China-Africa News: South Africa joins AIIB, Chinese traders in Uganda, the startup that makes ‘real’ rhino horn

South Africa's Cabinet approved the country's joining of the China-led Asian Infrastructure Investment Bank (AIIB), making it only the second African country – Egypt is the other - among the bank's 57 founding member states. The AIIB's constitution will be signed on 29 June in Beijing by representatives of the 57 founding members. It will then have to be ratified by the member countries.

Meanwhile, the outgoing president of the African Development Bank (AfDB), Donald Kaberuka is set to visit China to discuss how the AIIB's "future investments" can benefit African countries. The bank will start operations with an investment purse of $50 billion, although its authorised amount is $100 billion; the money is supposed to finance infrastructure in countries that do not have the ability to do so themselves. Mr Kaberuka told Xinhua that the AfDB spent $28 billion on infrastructure investments in his ten-year tenure; however, Africa needs $95 billion a year for infrastructure development but does not have local funding to that scale. Hence his visit to China, to see how the AIIB can help fill that gap.

New direct flight between Guangzhou and Nairobi. China Southern Airlines will make its first nonstop flight between Guangzhou and Nairobi on 5 August. The airline will operate three flights per week on the route. Guangzhou is a popular destination for African traders (and migrants).

Conservationists optimistic about China's new ivory pledge. A Chinese official announced recently that China “will strictly control ivory processing and trade until the commercial processing and sale of ivory and its products are eventually halted.” No one is sure when the trade will eventually be halted, but some conservationists are encouraged by what they say is the political will behind the announcement.  Zhou Fei, head of the China office of TRAFFIC, a wildlife trade monitoring organization, told the New York Times that the ban could happen as early as 2017.

Although some are not waiting for the state to act. A San Francisco biotech startup is 3D printing fake [and cheap] rhino horns with the same genetic fingerprints as the real horn with the aim of flooding China with the fakes. It hopes this will help fight rhino poaching in Africa. However, the plan has been criticised by conservation activists who say it does nothing to dispel the medicinal fictions behind the demand for rhino horn, and might even lead to more demand.

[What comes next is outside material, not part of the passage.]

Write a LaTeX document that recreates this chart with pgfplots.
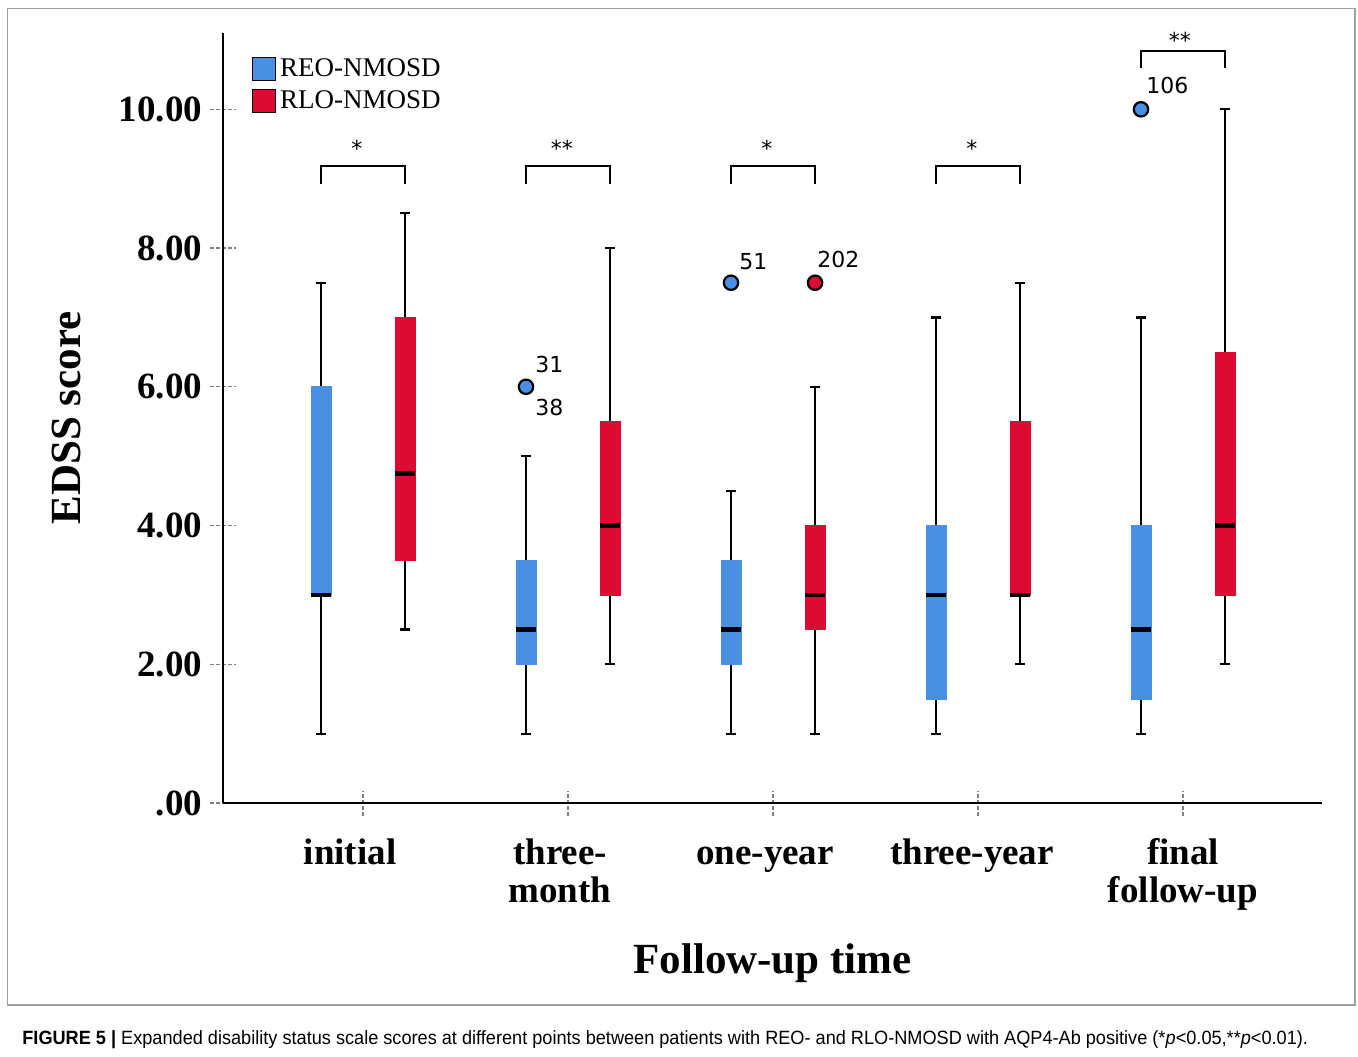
\documentclass[border=0pt]{standalone}
\usepackage{pgfplots}
\pgfplotsset{compat=1.18}
\usepgfplotslibrary{statistics}
\usepackage{fontspec}
\setmainfont{Liberation Serif}
\newfontfamily\numf{DejaVu Sans}
\newfontfamily\capf[FakeStretch=0.945]{Liberation Sans}
\definecolor{reoblue}{RGB}{74,144,226}
\definecolor{rlored}{RGB}{221,10,52}
\pgfplotsset{
 bx/.style={forget plot, boxplot/draw direction=y, boxplot/box extend=0.098, boxplot/whisker extend=0.05,
   boxplot/every box/.style={fill=#1, draw=#1, line width=0.4pt},
   boxplot/every whisker/.style={black, line width=1.1pt},
   boxplot/every median/.style={black, line width=2.2pt},
   mark=*, mark size=3.6pt, mark options={fill=#1, draw=black, line width=1.1pt, solid}},
}
\begin{document}
\begin{tikzpicture}
\path[use as bounding box] (0,0) rectangle (679pt,-528pt);
\draw[gray!75, line width=0.75pt] (3.75pt,-4.25pt) rectangle (677.5pt,-502.5pt);
\begin{axis}[at={(111.5pt,-401.5pt)}, anchor=south west, scale only axis,
  width=549.5pt, height=385pt, xmin=0.317, xmax=5.678, ymin=0, ymax=11.1,
  clip=false,
  axis lines=left, axis line style={-, line width=1.3pt},
  xtick={1,2,3,4,5},
  xticklabels={{\strut initial\hspace*{13pt}},{\strut three-\hspace*{8pt}\\month\hspace*{8pt}},{\strut one-year\hspace*{8pt}},{\strut three-year\hspace*{6pt}},{\strut final\\follow-up}},
  ytick={0,2,4,6,8,10},
  yticklabels={.00,2.00,4.00,6.00,8.00,10.00},
  tick align=center, major tick length=12.5pt,
  tick style={gray, dash pattern=on 2pt off 1pt, line width=0.6pt},
  ticklabel style={font=\bfseries\fontsize{18.5}{19}\selectfont},
  yticklabel style={inner sep=0pt, xshift=-4pt},
  xticklabel style={align=center, inner sep=0pt, yshift=-11pt},
  xlabel={Follow-up time}, ylabel={EDSS score},
  label style={font=\bfseries\fontsize{21.5}{22}\selectfont},
  xlabel style={at={(axis description cs:0.5,-0.2208)}, anchor=base, inner sep=0pt},
  ylabel style={at={(axis description cs:-0.130,0.5)}, anchor=base, inner sep=0pt},
  legend style={at={(axis description cs:0,1)}, anchor=north west, xshift=14.5pt, yshift=-10.5pt,
    draw=none, fill=none, inner sep=0pt, font=\fontsize{13.5}{14}\selectfont, row sep=1.8pt},
  legend cell align=left,
  legend image code/.code={\fill[#1] (0pt,-5.75pt) rectangle (11.5pt,5.75pt);},
]
\addlegendimage{fill=reoblue}
\addlegendentry{REO-NMOSD}
\addlegendimage{fill=rlored}
\addlegendentry{RLO-NMOSD}
% initial
\addplot[bx=reoblue, boxplot prepared={draw position=0.795, lower whisker=1, lower quartile=3, median=3, upper quartile=6, upper whisker=7.5}] coordinates {};
\addplot[bx=rlored, boxplot prepared={draw position=1.205, lower whisker=2.5, lower quartile=3.5, median=4.75, upper quartile=7, upper whisker=8.5}] coordinates {};
% three-month
\addplot[bx=reoblue, boxplot prepared={draw position=1.795, lower whisker=1, lower quartile=2, median=2.5, upper quartile=3.5, upper whisker=5}] table[row sep=\\, y index=0] {6\\};
\addplot[bx=rlored, boxplot prepared={draw position=2.205, lower whisker=2, lower quartile=3, median=4, upper quartile=5.5, upper whisker=8}] coordinates {};
% one-year
\addplot[bx=reoblue, boxplot prepared={draw position=2.795, lower whisker=1, lower quartile=2, median=2.5, upper quartile=3.5, upper whisker=4.5}] table[row sep=\\, y index=0] {7.5\\};
\addplot[bx=rlored, boxplot prepared={draw position=3.205, lower whisker=1, lower quartile=2.5, median=3, upper quartile=4, upper whisker=6}] table[row sep=\\, y index=0] {7.5\\};
% three-year
\addplot[bx=reoblue, boxplot prepared={draw position=3.795, lower whisker=1, lower quartile=1.5, median=3, upper quartile=4, upper whisker=7}] coordinates {};
\addplot[bx=rlored, boxplot prepared={draw position=4.205, lower whisker=2, lower quartile=3, median=3, upper quartile=5.5, upper whisker=7.5}] coordinates {};
% final
\addplot[bx=reoblue, boxplot prepared={draw position=4.795, lower whisker=1, lower quartile=1.5, median=2.5, upper quartile=4, upper whisker=7}] table[row sep=\\, y index=0] {10\\};
\addplot[bx=rlored, boxplot prepared={draw position=5.205, lower whisker=2, lower quartile=3, median=4, upper quartile=6.5, upper whisker=10}] coordinates {};
% outlier labels
\begin{scope}[every node/.style={inner sep=0pt, font=\numf\fontsize{11}{12}\selectfont}]
\node[anchor=base west, xshift=4.5pt, yshift=7pt] at (axis cs:1.795,6) {31};
\node[anchor=north west, xshift=4.5pt, yshift=-6pt] at (axis cs:1.795,6) {38};
\node[anchor=base west, xshift=4pt, yshift=6.5pt] at (axis cs:2.795,7.5) {51};
\node[anchor=base west, xshift=1pt, yshift=7.5pt] at (axis cs:3.205,7.5) {202};
\node[anchor=base west, xshift=2.5pt, yshift=8pt] at (axis cs:4.795,10) {106};
% significance brackets
\draw[black, line width=1.1pt] (axis cs:0.795,8.92) -- (axis cs:0.795,9.18) -- (axis cs:1.205,9.18) -- (axis cs:1.205,8.92);
\node at (axis cs:0.97,9.44) {*};
\draw[black, line width=1.1pt] (axis cs:1.795,8.92) -- (axis cs:1.795,9.18) -- (axis cs:2.205,9.18) -- (axis cs:2.205,8.92);
\node at (axis cs:1.97,9.44) {**};
\draw[black, line width=1.1pt] (axis cs:2.795,8.92) -- (axis cs:2.795,9.18) -- (axis cs:3.205,9.18) -- (axis cs:3.205,8.92);
\node at (axis cs:2.97,9.44) {*};
\draw[black, line width=1.1pt] (axis cs:3.795,8.92) -- (axis cs:3.795,9.18) -- (axis cs:4.205,9.18) -- (axis cs:4.205,8.92);
\node at (axis cs:3.97,9.44) {*};
\draw[black, line width=1.1pt] (axis cs:4.795,10.60) -- (axis cs:4.795,10.84) -- (axis cs:5.205,10.84) -- (axis cs:5.205,10.60);
\node at (axis cs:4.985,11.0) {**};
\end{scope}
\end{axis}
\node[anchor=base west, inner sep=0pt] at (11pt,-522pt) {\capf\fontsize{9.6}{10}\selectfont\textbf{FIGURE 5 |} Expanded disability status scale scores at different points between patients with REO- and RLO-NMOSD with AQP4-Ab positive (*\textit{p}<0.05,**\textit{p}<0.01).};
\end{tikzpicture}
\end{document}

The largest investor in Africa in 2014 was not China. It was the United States of America, which overtook the United Kingdom. China was in 7th place, with 32 new investment projects worth $6.1 billion announced in 2014. The rankings are contained in the 2015 Africa Attractiveness Survey by Ernst & Young.

China hosts African lawyers in month-long exchange program. Twenty three African legal professionals were in China for a month to attend a legal exchange program overseen by the China Law Society. The aim of the program is to: "establish partnerships with African legal workers and provide help to overseas Chinese companies, and also to promote China's image and promote cooperation in the long run."

Associated Press profiles Chinese traders in Uganda. They complained of having to pay bribes to policemen, while local traders say the low prices they offer will chase them out of the market. It is a tale of the usual complaints from both sides (local and Chinese traders).

Zimbabwe exports elephant calves to China. Twenty seven elephant calves left Zimbabwe this week for a "safari park" in China. The Zimbabwe government's decision to export the calves was criticised by conservation groups, who faulted the manner in which they were captured and the living conditions at the Chinese park.

Two hundred of the 1000 companies at the just concluded Southern African International Trade Exhibition (SAITEX) were from China.